Le passeport de ma mère
Soyez prévenus, on pleure beaucoup dans ADN. Et comment pourrait-il en être autrement, pour un film qui tient compte d’une façon à la fois si pudique et viscérale de la mort ? Le spectateur est inclus avec une grande adresse cinématographique dans le désarroi de cette famille, prête à s’entre-déchirer si ce n’était pour ce vieillard quasiment muet, autrefois l’exemple brillant d’une volonté d’intégration sincère en France. Les premières fissures apparaissent très tôt, dès que les retrouvailles autour de la publication en petit comité des mémoires du patriarche risquent de tourner au pugilat verbal généralisé. Eh oui, on est chez les tempéraments de feu ici, où la moindre étincelle, la moindre remarque de travers peut déclencher une nouvelle catastrophe. Nouvelle, parce que le bagage émotionnel de cette famille aux branches multiples n’en est plus à son premier différent majeur près.

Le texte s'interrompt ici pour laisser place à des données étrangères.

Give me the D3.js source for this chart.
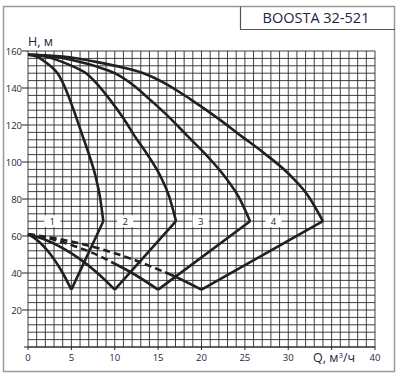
<!DOCTYPE html>
<html lang="ru">
<head>
<meta charset="UTF-8">
<title>BOOSTA 32-521</title>
<script src="https://d3js.org/d3.v7.min.js"></script>
<style>
  body { margin: 0; background: #fff; }
  svg { display: block; font-family: "Open Sans", "Liberation Sans", sans-serif; }
  .tick-label { font-size: 9.5px; fill: #1d2440; }
</style>
</head>
<body>
<svg id="chart" width="400" height="377"></svg>
<script>
// head curves, one per pump count (Q m3/h, H m)
const curve1 = [[0,158],[1,157],[2,154],[2.8,151],[3.4,148],[4.1,142],[4.8,134],[5.6,123.6],[6.3,114],[7,104.5],[7.8,92],[8.3,81],[8.68,68]];
const curve2 = [[0,158],[2,157],[4,154],[5.5,151],[6.7,148],[8,142],[9.4,134],[11,123.6],[12.3,114],[13.7,104.5],[15.3,92],[16.3,81],[17.06,68]];
const curve3 = [[0,158],[3,157],[6,154],[8.3,151],[10,148],[12,142],[14,134],[16.4,123.6],[18.4,114],[20.4,104.5],[22.7,92],[24.3,81],[25.6,68]];
const curve4 = [[0,158],[4,157],[8,154],[11,151],[13.3,148],[16,142],[18.7,134],[21.9,123.6],[24.6,114],[27.3,104.5],[30.4,92],[32.4,81],[34,68]];

// lower boundary curves from H=61 down to the minimum point
const lower1 = [[0,61],[1,58],[2,53.5],[3,47.5],[4,40],[5,31]];
const lower2 = [[0,61],[2,58],[4,53.5],[6,47.5],[8,40],[10,31]];
const lower3 = [[0,61],[3,58],[6,53.5],[9,47.5],[12,40],[15,31]];
const lower4 = [[0,61],[4,58],[8,53.5],[12,47.5],[16,40],[20,31]];
// where the dashed part of each lower curve ends (Q)
const dashEnd = [0, 0, 10, 15.8];

const curveLabels = ["1", "2", "3", "4"];
const labelQ = [2.8, 11.2, 19.9, 28.3];
const labelH = 68;

const xTicks = [0, 5, 10, 15, 20, 25, 30, 40];
const yTicks = [20, 40, 60, 80, 100, 120, 140, 160];

const svg = d3.select("#chart");
const x = d3.scaleLinear().domain([0, 40]).range([28, 375]);
const y = d3.scaleLinear().domain([0, 160]).range([347, 51]);

// outer frame and title box
svg.append("rect").attr("x", 3.5).attr("y", 6.5).attr("width", 391).attr("height", 365)
  .attr("fill", "#fff").attr("stroke", "#9a9a9a").attr("stroke-width", 1.5);
svg.append("path").attr("d", "M240.5,6.5V29.5H395").attr("fill", "none")
  .attr("stroke", "#555").attr("stroke-width", 1.2);
svg.append("text").attr("x", 316).attr("y", 23).attr("text-anchor", "middle")
  .attr("font-size", 14.5).attr("fill", "#1d2440").text("BOOSTA 32-521");

// grid: every 1 m3/h and every 4 m
const grid = svg.append("g").attr("stroke", "#2a2a2a").attr("stroke-width", 0.9);
grid.selectAll(".gx").data(d3.range(0, 41, 1)).join("line")
  .attr("x1", d => x(d)).attr("x2", d => x(d))
  .attr("y1", y(0)).attr("y2", y(160));
grid.selectAll(".gy").data(d3.range(0, 161, 4)).join("line")
  .attr("x1", x(0)).attr("x2", x(40))
  .attr("y1", d => y(d)).attr("y2", d => y(d));

// axes ticks
svg.append("line").attr("x1", 24).attr("x2", x(40)).attr("y1", y(0)).attr("y2", y(0))
  .attr("stroke", "#222").attr("stroke-width", 1);
svg.selectAll(".ytk").data(yTicks).join("line")
  .attr("x1", 22).attr("x2", x(0)).attr("y1", d => y(d)).attr("y2", d => y(d))
  .attr("stroke", "#222").attr("stroke-width", 1);
svg.selectAll(".ytl").data(yTicks).join("text").attr("class", "tick-label")
  .attr("x", 22).attr("y", d => y(d) + 3.5).attr("text-anchor", "end").text(d => d);
svg.selectAll(".xtk").data(d3.range(0, 41, 5)).join("line")
  .attr("x1", d => x(d)).attr("x2", d => x(d)).attr("y1", y(0)).attr("y2", y(0) + 3)
  .attr("stroke", "#222").attr("stroke-width", 1);
svg.selectAll(".xtl").data(xTicks).join("text").attr("class", "tick-label")
  .attr("x", d => x(d)).attr("y", 361).attr("text-anchor", "middle").text(d => d);
svg.append("text").attr("x", 28).attr("y", 46).attr("font-size", 12.5).attr("fill", "#1d2440").text("H, м");
svg.append("text").attr("x", 313).attr("y", 362).attr("font-size", 12.5).attr("fill", "#1d2440")
  .html('Q, м<tspan font-size="8" dy="-4">3</tspan><tspan dy="4">/ч</tspan>');

// curves
const line = d3.line().x(d => x(d[0])).y(d => y(d[1]));
const smooth = d3.line().x(d => x(d[0])).y(d => y(d[1])).curve(d3.curveMonotoneX);
const heads = [curve1, curve2, curve3, curve4];
const lowers = [lower1, lower2, lower3, lower4];
const ink = "#231f20";
const curves = svg.append("g").attr("fill", "none").attr("stroke", ink)
  .attr("stroke-width", 2.6).attr("stroke-linejoin", "miter");

heads.forEach((h, i) => {
  const low = lowers[i];
  const tip = h[h.length - 1];
  const bottom = low[low.length - 1];
  curves.append("path").attr("d", smooth(h));
  curves.append("path").attr("d", line([tip, bottom]));
  const cut = dashEnd[i];
  if (cut > 0) {
    const fn = d3.scaleLinear().domain(low.map(d => d[0])).range(low.map(d => d[1]));
    const dashed = low.filter(d => d[0] < cut).concat([[cut, fn(cut)]]);
    const solid = [[cut, fn(cut)]].concat(low.filter(d => d[0] > cut));
    curves.append("path").attr("d", smooth(dashed)).attr("stroke-dasharray", "7,4");
    curves.append("path").attr("d", smooth(solid));
  } else {
    curves.append("path").attr("d", smooth(low));
  }
});

// curve number labels
curveLabels.forEach((t, i) => {
  svg.append("rect").attr("x", x(labelQ[i]) - 8).attr("y", y(labelH) - 6)
    .attr("width", 16).attr("height", 12).attr("fill", "#fff");
  svg.append("text").attr("class", "tick-label").attr("x", x(labelQ[i]))
    .attr("y", y(labelH) + 3.5).attr("text-anchor", "middle").text(t);
});
</script>
</body>
</html>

Le semblant de connivence vole donc en éclats, suite à la mort paisible du vieux monsieur en plein mois d’août. Les membres de sa famille y réagissent certes différemment. Mais ce qui paraît surtout intéresser la mise en scène à ce moment-là du récit, ce sont les tentatives plus ou moins maladroites de faire perdurer l’édifice familial. Ce n’est alors sans doute pas par hasard que le membre le plus jeune et impulsif du clan, Dylan Robert dans son premier rôle de cinéma depuis son César du Meilleur espoir masculin pour Shéhérazade de Jean-Bernard Marlin en 2019, disparaît progressivement de la scène. Il n’a pas encore eu le temps d’accumuler les morceaux d’amour brisé que les autres personnages trainent derrière eux. Pour ceux-là commence dès lors un long processus de reconstruction, finalement sensiblement moins morbide, toutes proportions gardées, qu’on aurait pu le craindre.
La salive de mon père
Car rassurez-vous, ADN est aussi un film où l’on rit. Certes pas à pleins poumons, le sujet sombre s’y refuse malgré tout. Mais grâce à une acuité très appréciable de la part de Maïwenn pour le côté absurde de certaines situations. Le vecteur majeur de cette mise en perspective qui a tout du recul espiègle est le personnage interprété avec un humour caustique par Louis Garrel. Or, une fois la période la plus déprimante du deuil passée, Neige et les autres tentent de remonter à la surface de leur moral en berne en faisant appel à toutes sortes de bouées de sauvetage, aussi improbables soient-elles. Heureusement, ce travail sur soi ne suit aucune trajectoire établie d’avance. A l’image du personnage principal, il se fait par à-coups, selon l’inspiration du jour oserait-on écrire, si l’on n’était pas profondément convaincu du talent de conteuse humaniste de la réalisatrice.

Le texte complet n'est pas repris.